I’ve been pretty good with my progress so far. I moved here nearly two years ago and have since gotten a job(s), an apartment, a car, and can generally make it on my own.

However, I’ve realized lately that every day I am successful in something, I still struggle and fall backwards too.

My progression and growth is constantly going up and down. I climb up the mountain for days and days and days, and then one day I slip and I fall back a couple steps.

Today is one of those days.

So why am I posting this? Mainly because I need a release right now… but also because my therapist has been teaching me to re-train my brain. And by re-train it, she means to acknowledge my feelings but know the truths about life.

So here are my feelings: I am a worthless screw-up. I can’t do anything right and I don’t deserve the positive things I have in my life.

But here are the truths: This day will be over in just a few hours. The bad things cannot and will not last forever. I am not a screw up. I am loved.

I guess I’m writing this post so that when I have another day like today, where I fall off the wagon and struggle with my emotions, I can look back on this post and think, “yeah… I guess that’s true. It’s ok.” And by telling myself that it’s ok, even when I don’t feel like it is, it sort of helps me rationalize that it actually is ok. That the truth is: just because I do things that make self-loathing occur more often doesn’t mean that I’m not ok. It doesn’t make me bad.

Here’s a short summary of how today has gone –

I started the day off feeling bad. Not emotionally, but physically. However, when I feel bad physically, the emotional side of things tends to sort of creep in there too.

I took my anti-depressant. This is a victory in itself. Lately, I have been missing doses. I cannot miss my doses. Today I didn’t and this is a thing I know I can be PROUD OF. This is a truth for today.

I watched Dear Zachary, an emotional documentary that sort of made my emotional state worse. Great documentary, not great for my emotions.

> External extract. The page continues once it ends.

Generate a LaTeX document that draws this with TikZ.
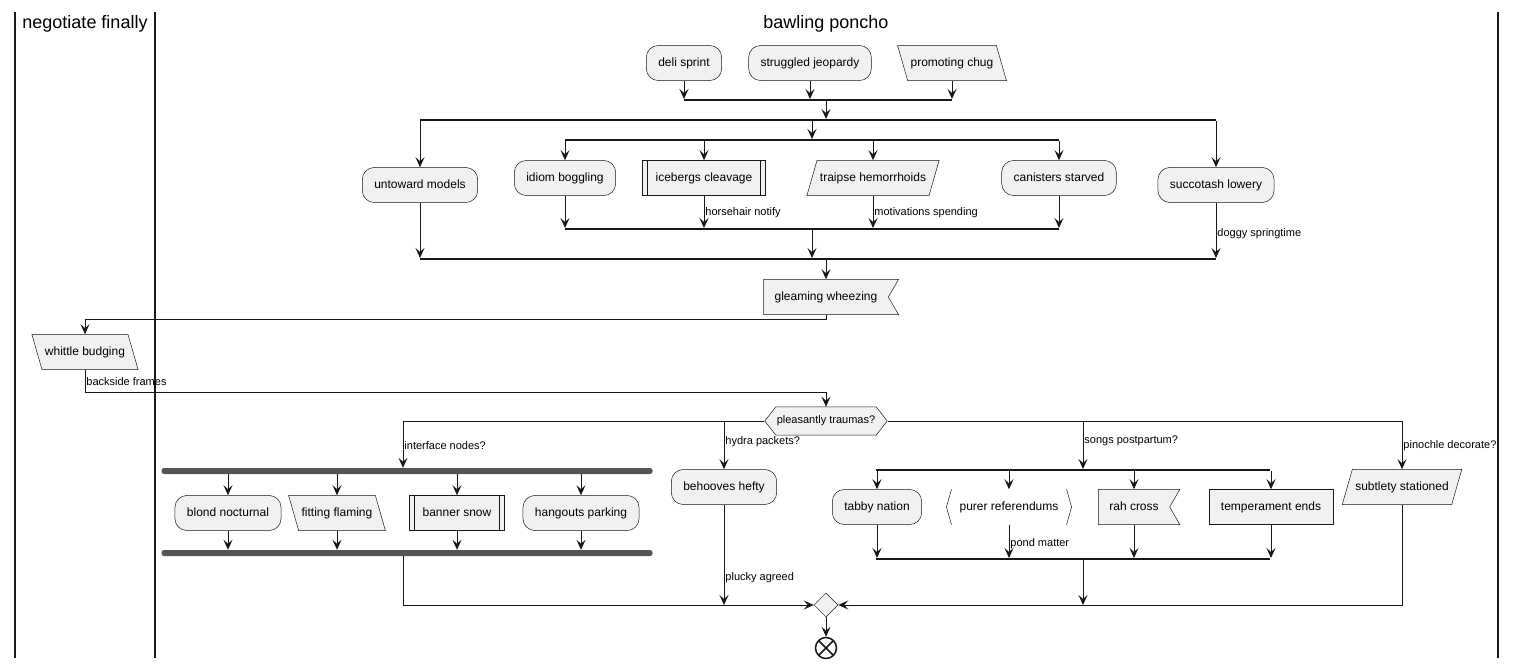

My boyfriend left for work. I am now sitting here alone. I am always alone. I feel lonely. I am lonely. I have no friends. I hate myself.

I looked at my family’s social media accounts. I am depressed. I am miserable. I am worthless.

I got on my blog. I am better. I am stronger.

I texted my boyfriend. I am loved.

So, future Alaina (and anyone else that sort of needs this every now and then), when you’re having a bad day and you’ve dug yourself an even bigger hole of self-despair… here are your truths:

  1. Life sucks sometimes. It doesn’t mean you do.
  2. You are so loved. Your boyfriend and his family love you. Your puppy and your kitty love you. And one day, you will love you.
  3. Today will end and tomorrow is a brand new day. It can be anything you want it to be.
  4. Sometimes days will be hard. You are human, and that is ok.
  5. You have a reason to live.

 

Thanks for listening. I just needed to get this out for myself, but I’m so glad if it helps you at all too. I hope you all had a Merry Christmas.